━━━ DATA

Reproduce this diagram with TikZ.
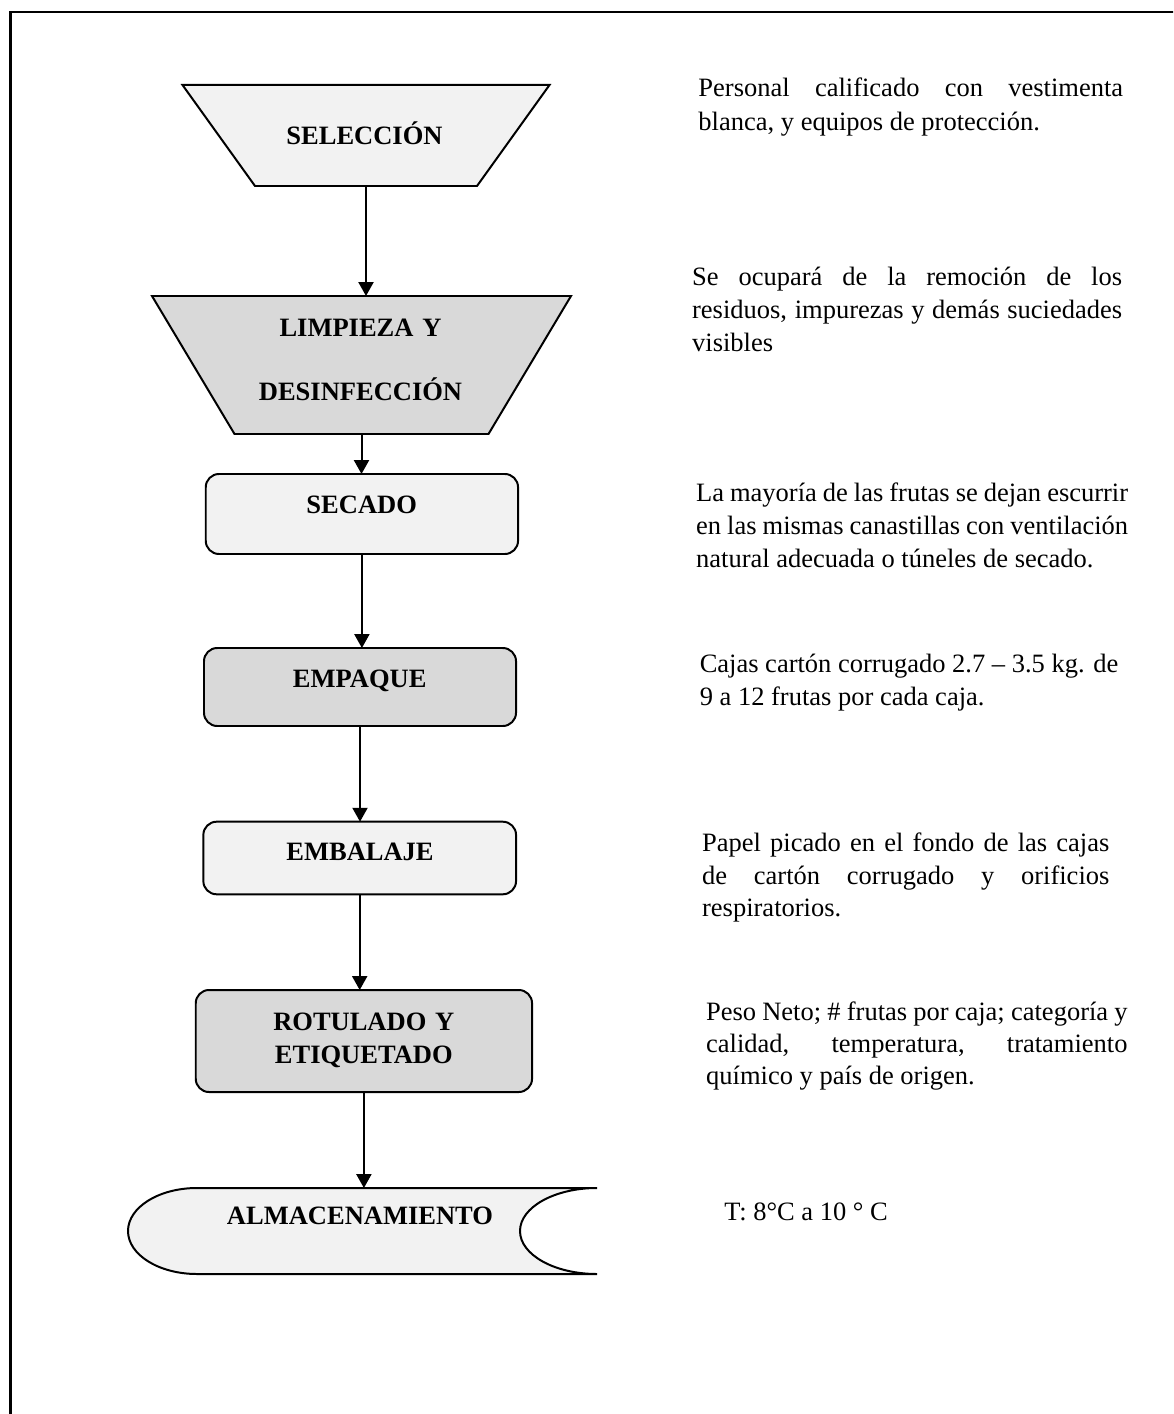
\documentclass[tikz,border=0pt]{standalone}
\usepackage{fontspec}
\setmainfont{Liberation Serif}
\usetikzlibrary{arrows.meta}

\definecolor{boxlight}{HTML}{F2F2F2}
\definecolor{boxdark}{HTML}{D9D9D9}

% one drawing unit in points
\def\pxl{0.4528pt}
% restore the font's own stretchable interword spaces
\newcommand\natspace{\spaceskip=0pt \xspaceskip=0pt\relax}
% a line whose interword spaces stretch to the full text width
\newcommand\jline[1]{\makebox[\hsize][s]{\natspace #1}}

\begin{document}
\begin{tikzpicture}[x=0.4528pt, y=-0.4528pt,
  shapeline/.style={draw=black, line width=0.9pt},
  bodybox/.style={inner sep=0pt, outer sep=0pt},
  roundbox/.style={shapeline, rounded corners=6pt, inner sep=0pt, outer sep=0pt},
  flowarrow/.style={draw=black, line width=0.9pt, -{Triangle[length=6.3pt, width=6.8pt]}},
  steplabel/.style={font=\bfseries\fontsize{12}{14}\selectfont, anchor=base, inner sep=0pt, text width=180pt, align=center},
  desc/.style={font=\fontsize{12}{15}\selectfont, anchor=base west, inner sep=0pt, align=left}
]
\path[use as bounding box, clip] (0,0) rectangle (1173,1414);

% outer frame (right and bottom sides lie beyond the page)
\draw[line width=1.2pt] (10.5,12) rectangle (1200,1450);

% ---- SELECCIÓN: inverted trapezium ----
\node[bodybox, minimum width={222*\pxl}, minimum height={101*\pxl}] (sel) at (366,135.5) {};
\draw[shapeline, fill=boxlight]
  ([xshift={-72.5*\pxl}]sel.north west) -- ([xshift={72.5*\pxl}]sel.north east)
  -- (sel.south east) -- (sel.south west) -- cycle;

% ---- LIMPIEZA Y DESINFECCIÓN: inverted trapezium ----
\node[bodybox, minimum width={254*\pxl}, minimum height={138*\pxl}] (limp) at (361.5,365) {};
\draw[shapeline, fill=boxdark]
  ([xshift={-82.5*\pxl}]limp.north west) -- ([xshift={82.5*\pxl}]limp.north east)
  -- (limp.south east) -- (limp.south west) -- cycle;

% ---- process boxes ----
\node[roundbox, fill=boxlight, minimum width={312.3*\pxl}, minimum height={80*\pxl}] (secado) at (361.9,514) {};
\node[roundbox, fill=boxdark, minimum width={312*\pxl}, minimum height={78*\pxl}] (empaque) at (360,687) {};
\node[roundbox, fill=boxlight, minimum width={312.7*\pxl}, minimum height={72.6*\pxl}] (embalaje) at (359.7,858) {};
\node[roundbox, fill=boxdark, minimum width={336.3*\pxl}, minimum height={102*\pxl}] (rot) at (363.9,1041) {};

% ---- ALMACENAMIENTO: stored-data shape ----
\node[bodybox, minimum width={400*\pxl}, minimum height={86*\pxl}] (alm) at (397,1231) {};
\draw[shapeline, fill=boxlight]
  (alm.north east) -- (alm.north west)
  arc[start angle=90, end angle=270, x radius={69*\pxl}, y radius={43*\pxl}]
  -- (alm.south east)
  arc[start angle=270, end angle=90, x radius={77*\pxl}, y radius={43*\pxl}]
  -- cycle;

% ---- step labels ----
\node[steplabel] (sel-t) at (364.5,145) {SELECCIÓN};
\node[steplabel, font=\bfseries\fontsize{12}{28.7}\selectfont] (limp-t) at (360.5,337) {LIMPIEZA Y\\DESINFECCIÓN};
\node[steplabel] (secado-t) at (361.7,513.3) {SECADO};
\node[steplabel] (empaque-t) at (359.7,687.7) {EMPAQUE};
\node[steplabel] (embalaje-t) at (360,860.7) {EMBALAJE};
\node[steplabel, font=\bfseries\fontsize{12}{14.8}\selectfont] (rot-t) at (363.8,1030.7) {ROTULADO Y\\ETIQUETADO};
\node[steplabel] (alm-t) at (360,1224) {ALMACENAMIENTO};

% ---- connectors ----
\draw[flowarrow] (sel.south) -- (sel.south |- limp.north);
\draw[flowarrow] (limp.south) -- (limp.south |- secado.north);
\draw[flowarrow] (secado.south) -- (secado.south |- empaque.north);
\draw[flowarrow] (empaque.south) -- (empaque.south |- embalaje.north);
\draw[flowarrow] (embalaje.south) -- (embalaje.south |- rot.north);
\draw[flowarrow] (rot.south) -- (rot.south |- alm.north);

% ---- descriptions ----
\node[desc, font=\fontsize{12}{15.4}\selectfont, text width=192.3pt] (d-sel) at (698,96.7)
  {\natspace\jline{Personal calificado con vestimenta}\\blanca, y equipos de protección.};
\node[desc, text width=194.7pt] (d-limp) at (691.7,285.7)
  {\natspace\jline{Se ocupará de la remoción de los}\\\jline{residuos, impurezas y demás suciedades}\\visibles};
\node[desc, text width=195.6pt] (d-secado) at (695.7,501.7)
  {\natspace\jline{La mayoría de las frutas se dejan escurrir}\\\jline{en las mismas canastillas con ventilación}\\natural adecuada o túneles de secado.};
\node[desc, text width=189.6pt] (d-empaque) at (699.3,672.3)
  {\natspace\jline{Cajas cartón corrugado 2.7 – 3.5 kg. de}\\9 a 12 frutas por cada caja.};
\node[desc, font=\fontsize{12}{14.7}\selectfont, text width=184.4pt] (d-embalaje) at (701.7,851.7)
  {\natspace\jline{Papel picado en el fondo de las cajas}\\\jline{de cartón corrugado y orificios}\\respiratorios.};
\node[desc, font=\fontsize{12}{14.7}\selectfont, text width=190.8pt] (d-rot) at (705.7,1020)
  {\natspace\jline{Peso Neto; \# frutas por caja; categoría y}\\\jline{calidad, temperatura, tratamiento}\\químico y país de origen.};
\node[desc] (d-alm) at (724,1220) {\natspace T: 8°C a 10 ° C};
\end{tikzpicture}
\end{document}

━━━━━━

*TASK DETAILS*
Repeat only what lies between the start of the data and the end of the line containing "(10.5,12) rectangle (1200,1450);", exactly, with pictures left out.

*TASK RESULT*
Reproduce this diagram with TikZ.
\documentclass[tikz,border=0pt]{standalone}
\usepackage{fontspec}
\setmainfont{Liberation Serif}
\usetikzlibrary{arrows.meta}

\definecolor{boxlight}{HTML}{F2F2F2}
\definecolor{boxdark}{HTML}{D9D9D9}

% one drawing unit in points
\def\pxl{0.4528pt}
% restore the font's own stretchable interword spaces
\newcommand\natspace{\spaceskip=0pt \xspaceskip=0pt\relax}
% a line whose interword spaces stretch to the full text width
\newcommand\jline[1]{\makebox[\hsize][s]{\natspace #1}}

\begin{document}
\begin{tikzpicture}[x=0.4528pt, y=-0.4528pt,
  shapeline/.style={draw=black, line width=0.9pt},
  bodybox/.style={inner sep=0pt, outer sep=0pt},
  roundbox/.style={shapeline, rounded corners=6pt, inner sep=0pt, outer sep=0pt},
  flowarrow/.style={draw=black, line width=0.9pt, -{Triangle[length=6.3pt, width=6.8pt]}},
  steplabel/.style={font=\bfseries\fontsize{12}{14}\selectfont, anchor=base, inner sep=0pt, text width=180pt, align=center},
  desc/.style={font=\fontsize{12}{15}\selectfont, anchor=base west, inner sep=0pt, align=left}
]
\path[use as bounding box, clip] (0,0) rectangle (1173,1414);

% outer frame (right and bottom sides lie beyond the page)
\draw[line width=1.2pt] (10.5,12) rectangle (1200,1450);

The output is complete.